→ **Data lines**
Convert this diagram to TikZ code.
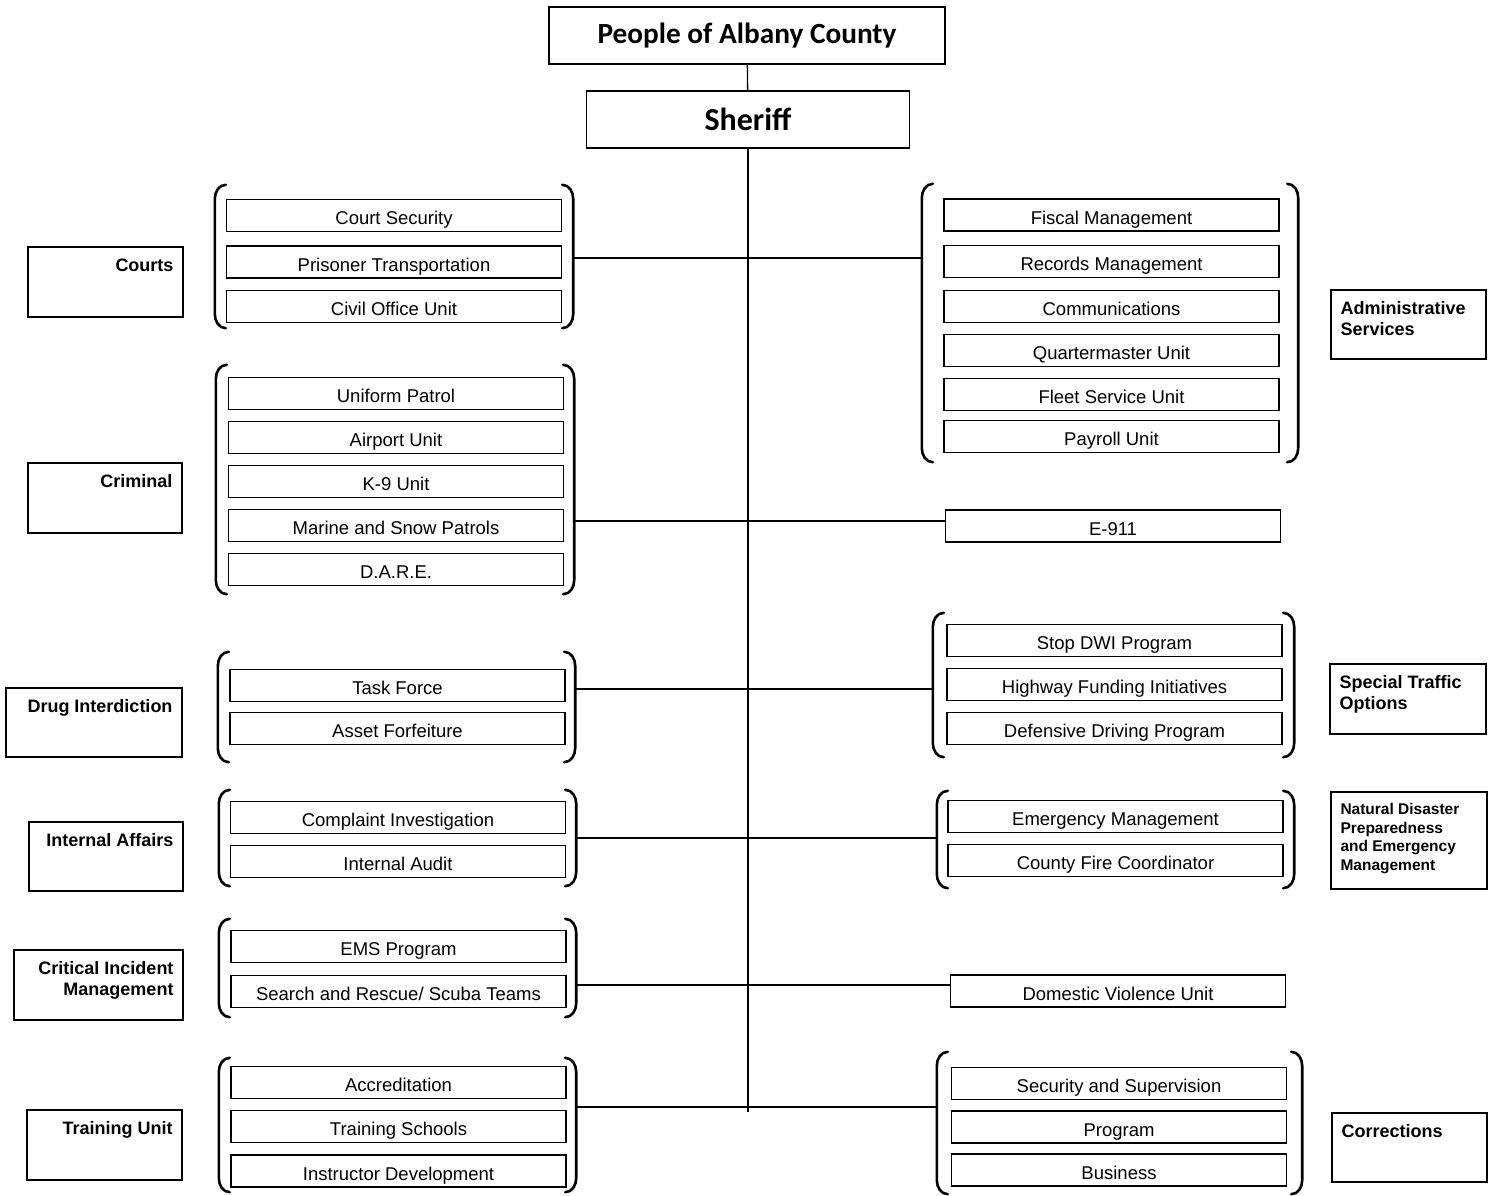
\documentclass[tikz,border=0pt]{standalone}
\usepackage{fontspec}
\setmainfont{Liberation Sans}
\newfontfamily\titlefont{Carlito}
\usepackage{tikz}
\usetikzlibrary{positioning}

\begin{document}
\begin{tikzpicture}[x=1pt,y=-1pt,
  unit/.style={draw, line width=1.4pt, minimum width=335pt, minimum height=32pt, inner sep=0pt, text height=18pt, text depth=0pt, font=\fontsize{18.5}{21}\selectfont},
  section/.style={draw, line width=1.4pt, inner sep=0pt},
  sectiontext/.style={inner sep=0pt, font=\fontsize{18}{21}\selectfont\bfseries},
  cluster/.style={inner sep=0pt},
  bracket/.style={line width=2.6pt, line cap=round},
  bar/.style={line width=1.3pt},
  head/.style={draw, line width=1.4pt, minimum height=57pt, inner sep=0pt, font=\titlefont\bfseries}]
\useasboundingbox (0,0) rectangle (1493,1196);
% \draw[help lines, dashed, red] (0,0) grid[step=100] (1493,1196);
\node[head, minimum width=396pt, font=\titlefont\bfseries\fontsize{29.3}{33}\selectfont] (people) at (747,35.5) {People of Albany County};
\node[head, minimum width=323pt, font=\titlefont\bfseries\fontsize{32}{36}\selectfont] (sheriff) at (748,119.5) {Sheriff};
\coordinate (spineend) at (748,1112);
\draw[bar] (people) -- (sheriff);
\draw[bar] (sheriff) -- (spineend);

% bracket groups
\node[cluster, minimum width=358pt, minimum height=143pt] (courtsG) at (394,256.5) {};
\node[cluster, minimum width=358pt, minimum height=229pt] (crimG) at (395,479.5) {};
\node[cluster, minimum width=357pt, minimum height=110pt] (drugG) at (396.5,707) {};
\node[cluster, minimum width=357pt, minimum height=96pt] (iaG) at (397.5,838) {};
\node[cluster, minimum width=357pt, minimum height=98pt] (ciG) at (397.5,968) {};
\node[cluster, minimum width=357pt, minimum height=134pt] (trainG) at (397.5,1125) {};
\node[cluster, minimum width=376pt, minimum height=278pt] (adminG) at (1110,323) {};
\node[cluster, minimum width=361pt, minimum height=144pt] (trafficG) at (1113.5,685) {};
\node[cluster, minimum width=357pt, minimum height=97pt] (ndG) at (1115.5,839.5) {};
\node[cluster, minimum width=365pt, minimum height=142pt] (corrG) at (1119.5,1123) {};
\foreach \g in {courtsG,crimG,drugG,iaG,ciG,trainG,adminG,trafficG,ndG,corrG}{
  \draw[bracket] ([xshift=11pt]\g.north west) to[out=180,in=90] ([yshift=-14pt]\g.north west)
    -- ([yshift=14pt]\g.south west) to[out=-90,in=180] ([xshift=11pt]\g.south west);
  \draw[bracket] ([xshift=-11pt]\g.north east) to[out=0,in=90] ([yshift=-14pt]\g.north east)
    -- ([yshift=14pt]\g.south east) to[out=-90,in=0] ([xshift=-11pt]\g.south east);
}

% units, left column
\foreach \n/\y/\t in {cs/215.5/Court Security, pt/262/Prisoner Transportation, cou/306.5/Civil Office Unit}
  \node[unit] (\n) at (394,\y) {\t};
\foreach \n/\y/\t in {up/393.5/Uniform Patrol, au/437.5/Airport Unit, k9/481.5/K-9 Unit, msp/525.5/Marine and Snow Patrols, dare/569.5/D.A.R.E.}
  \node[unit] (\n) at (396,\y) {\t};
\foreach \n/\y/\t in {tf/685.5/Task Force, af/728.5/Asset Forfeiture}
  \node[unit] (\n) at (397.5,\y) {\t};
\foreach \n/\y/\t in {ci/817.5/Complaint Investigation, iau/861.5/Internal Audit}
  \node[unit] (\n) at (398,\y) {\t};
\foreach \n/\y/\t in {ems/946.5/EMS Program, sar/991.5/{Search and Rescue/ Scuba Teams}}
  \node[unit] (\n) at (398.5,\y) {\t};
\foreach \n/\y/\t in {acc/1082.5/Accreditation, ts/1126.5/Training Schools, idv/1171/Instructor Development}
  \node[unit] (\n) at (398.5,\y) {\t};

% units, right column
\foreach \n/\y/\t in {fm/215/Fiscal Management, rm/261.5/Records Management, com/306.5/Communications, qm/350.5/Quartermaster Unit, fsu/394.5/Fleet Service Unit, pay/436.5/Payroll Unit}
  \node[unit] (\n) at (1111.5,\y) {\t};
\node[unit] (e911) at (1113,526) {E-911};
\foreach \n/\y/\t in {dwi/640.5/Stop DWI Program, hfi/684.5/Highway Funding Initiatives, ddp/728.5/Defensive Driving Program}
  \node[unit] (\n) at (1114.5,\y) {\t};
\foreach \n/\y/\t in {em/816.5/Emergency Management, cfc/860.5/County Fire Coordinator}
  \node[unit] (\n) at (1115.5,\y) {\t};
\node[unit] (dvu) at (1118,991) {Domestic Violence Unit};
\foreach \n/\y/\t in {sas/1083.5/Security and Supervision, prog/1127/Program, bus/1170/Business}
  \node[unit] (\n) at (1119,\y) {\t};

% section boxes
\node[section, minimum width=155pt, minimum height=70pt] (courts) at (105.5,282) {};
\node[section, minimum width=154pt, minimum height=70pt] (criminal) at (105,498) {};
\node[section, minimum width=176pt, minimum height=69pt] (drug) at (94,722.5) {};
\node[section, minimum width=154pt, minimum height=69pt] (internal) at (106,856.5) {};
\node[section, minimum width=169pt, minimum height=70pt] (critical) at (98.5,985) {};
\node[section, minimum width=155pt, minimum height=70pt] (training) at (104.5,1145) {};
\node[section, minimum width=155pt, minimum height=69pt] (admin) at (1408.5,324.5) {};
\node[section, minimum width=156pt, minimum height=70pt] (traffic) at (1408,699) {};
\node[section, minimum width=156pt, minimum height=97pt] (natural) at (1409,840.5) {};
\node[section, minimum width=155pt, minimum height=69pt] (corrections) at (1409.5,1147.5) {};
\node[sectiontext, anchor=north east] (courtsT) at ([xshift=-10pt,yshift=-12pt]courts.north east) {Courts};
\node[sectiontext, anchor=north east] (criminalT) at ([xshift=-10pt,yshift=-12pt]criminal.north east) {Criminal};
\node[sectiontext, anchor=north east] (drugT) at ([xshift=-10pt,yshift=-12pt]drug.north east) {Drug Interdiction};
\node[sectiontext, anchor=north east] (internalT) at ([xshift=-10pt,yshift=-12pt]internal.north east) {Internal Affairs};
\node[sectiontext, anchor=north east, align=right] (criticalT) at ([xshift=-10pt,yshift=-12pt]critical.north east) {Critical Incident\\Management};
\node[sectiontext, anchor=north east] (trainingT) at ([xshift=-10pt,yshift=-12pt]training.north east) {Training Unit};
\node[sectiontext, anchor=north west, align=left] (adminT) at ([xshift=10pt,yshift=-12pt]admin.north west) {Administrative\\Services};
\node[sectiontext, anchor=north west, align=left] (trafficT) at ([xshift=10pt,yshift=-12pt]traffic.north west) {Special Traffic\\Options};
\node[sectiontext, anchor=north west, align=left, font=\fontsize{15.5}{18.5}\selectfont\bfseries] (naturalT) at ([xshift=10pt,yshift=-12pt]natural.north west) {Natural Disaster\\Preparedness\\and Emergency\\Management};
\node[sectiontext, anchor=north west] (correctionsT) at ([xshift=10pt,yshift=-12pt]corrections.north west) {Corrections};

% connectors across the spine
\coordinate (j1) at (748,258);
\coordinate (j2) at (748,521);
\coordinate (j3) at (748,689);
\coordinate (j4) at (748,838);
\coordinate (j5) at (748,985);
\coordinate (j6) at (748,1107);
\draw[bar] (courtsG.east |- j1) -- (adminG.west |- j1);
\draw[bar] (crimG.east |- j2) -- (e911.west |- j2);
\draw[bar] (drugG.east |- j3) -- (trafficG.west |- j3);
\draw[bar] (iaG.east |- j4) -- (ndG.west |- j4);
\draw[bar] (ciG.east |- j5) -- (dvu.west |- j5);
\draw[bar] (trainG.east |- j6) -- (corrG.west |- j6);
\end{tikzpicture}
\end{document}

→ **Problem statement**
Repeat, with no pictures, each line from the beginning of the data through the line containing "(sheriff) -- (spineend);", inclusive.

→ **Task solution**
Convert this diagram to TikZ code.
\documentclass[tikz,border=0pt]{standalone}
\usepackage{fontspec}
\setmainfont{Liberation Sans}
\newfontfamily\titlefont{Carlito}
\usepackage{tikz}
\usetikzlibrary{positioning}

\begin{document}
\begin{tikzpicture}[x=1pt,y=-1pt,
  unit/.style={draw, line width=1.4pt, minimum width=335pt, minimum height=32pt, inner sep=0pt, text height=18pt, text depth=0pt, font=\fontsize{18.5}{21}\selectfont},
  section/.style={draw, line width=1.4pt, inner sep=0pt},
  sectiontext/.style={inner sep=0pt, font=\fontsize{18}{21}\selectfont\bfseries},
  cluster/.style={inner sep=0pt},
  bracket/.style={line width=2.6pt, line cap=round},
  bar/.style={line width=1.3pt},
  head/.style={draw, line width=1.4pt, minimum height=57pt, inner sep=0pt, font=\titlefont\bfseries}]
\useasboundingbox (0,0) rectangle (1493,1196);
% \draw[help lines, dashed, red] (0,0) grid[step=100] (1493,1196);
\node[head, minimum width=396pt, font=\titlefont\bfseries\fontsize{29.3}{33}\selectfont] (people) at (747,35.5) {People of Albany County};
\node[head, minimum width=323pt, font=\titlefont\bfseries\fontsize{32}{36}\selectfont] (sheriff) at (748,119.5) {Sheriff};
\coordinate (spineend) at (748,1112);
\draw[bar] (people) -- (sheriff);
\draw[bar] (sheriff) -- (spineend);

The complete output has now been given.